Nel 1983 i condòmini presentarono un progetto di ristrutturazione che fu finanziato con 8 miliardi di lire (più di 15 milioni di euro di oggi) grazie alla legge sulla ricostruzione post-terremoto. La pratica però rimase bloccata in comune per più di vent’anni e ci furono anche due inchieste giudiziarie. La prima, nel 1990, coinvolse il presidente della Municipalità, il democristiano Mario Caracciolo, che fu accusato di aver chiesto una tangente del 10 per cento sui lavori. Per scoprirla i carabinieri si finsero dipendenti della ditta che aveva vinto l’appalto. La seconda riguardò alcuni tecnici comunali, che nel 2000 furono indagati per aver favorito alcune imprese nell’assegnazione dei lavori.
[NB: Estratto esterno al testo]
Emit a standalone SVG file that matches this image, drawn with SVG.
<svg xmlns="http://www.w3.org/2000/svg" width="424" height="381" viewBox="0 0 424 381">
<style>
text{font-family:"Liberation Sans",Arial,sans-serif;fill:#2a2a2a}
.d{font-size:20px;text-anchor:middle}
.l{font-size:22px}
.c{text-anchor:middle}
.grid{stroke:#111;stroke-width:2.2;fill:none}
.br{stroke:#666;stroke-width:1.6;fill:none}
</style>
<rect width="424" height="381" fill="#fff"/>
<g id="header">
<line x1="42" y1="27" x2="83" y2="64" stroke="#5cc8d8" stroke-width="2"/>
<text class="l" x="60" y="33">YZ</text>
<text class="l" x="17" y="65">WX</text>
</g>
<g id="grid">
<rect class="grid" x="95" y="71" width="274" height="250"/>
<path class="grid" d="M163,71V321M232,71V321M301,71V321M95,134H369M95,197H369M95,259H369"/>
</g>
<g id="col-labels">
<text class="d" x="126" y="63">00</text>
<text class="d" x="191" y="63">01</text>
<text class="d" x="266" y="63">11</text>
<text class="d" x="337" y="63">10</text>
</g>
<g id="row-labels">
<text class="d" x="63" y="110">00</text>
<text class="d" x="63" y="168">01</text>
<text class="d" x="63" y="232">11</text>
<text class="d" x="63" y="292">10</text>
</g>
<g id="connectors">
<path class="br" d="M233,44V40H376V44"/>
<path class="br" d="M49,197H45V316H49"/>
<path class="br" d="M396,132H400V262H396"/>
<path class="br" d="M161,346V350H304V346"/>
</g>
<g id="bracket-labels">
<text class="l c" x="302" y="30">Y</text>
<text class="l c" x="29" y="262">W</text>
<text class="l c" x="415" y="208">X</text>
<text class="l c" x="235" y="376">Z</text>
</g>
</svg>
I condòmini, in tutto una cinquantina di famiglie, anni dopo presentarono un ricorso al TAR (tribunale amministrativo regionale) contro le inadempienze del comune. Il TAR accolse il ricorso e la giunta comunale nel 2008 approvò una delibera per sbloccare i lavori. Il vecchio stanziamento di 8 miliardi di lire fu convertito in 7 milioni e 800mila euro, sempre presi dai fondi per la ricostruzione. Nel 2010 finalmente i lavori iniziarono e il 5 febbraio del 2016, trentasei anni dopo il terremoto, il sindaco Luigi de Magistris inaugurò il portone monumentale ristrutturato. «È il primo tassello di un grandissimo lavoro di squadra, siamo riusciti a sbloccare le incrostazioni che hanno caratterizzato i lavori di questo restauro, che non è ancora finito», disse.
«Se avesse fatto un giro all’interno del palazzo si sarebbe accorto di come stavano davvero le cose», dice Monti. All’appartamento “nobile”, secondo il progetto iniziale, spettavano 4,2 milioni del finanziamento, ma secondo Monti «furono dirottati tutti per rifare la facciata» e all’interno ne furono spesi solo 860mila. Con quei soldi fu rifatto il tetto andato a fuoco, si cominciò il restauro della sala concerti e fu ripulita e foderata la tela di Fischetti, che si era salvata dall’incendio perché era stata smontata e arrotolata già alla fine degli anni Novanta. Non fu fatto però nessun lavoro di consolidamento.
Monti denuncia il rischio di cedimenti strutturali del palazzo e dice che, viste le condizioni in cui si trovano le sale e il rischio di crolli, non se la sente di aprirle alle visite turistiche o a quelle scolastiche. Poiché il palazzo è vincolato dallo Stato per il suo interesse artistico e storico, e il ministero della Cultura sul suo sito lo definisce «un gioiello del barocco», a ottobre del 2023 Monti ha girato con il suo cellulare un video tra le sale e la loggia in rovina, chiedendo al ministro della Cultura Gennaro Sangiuliano di intervenire. Finora non ha ottenuto risposta.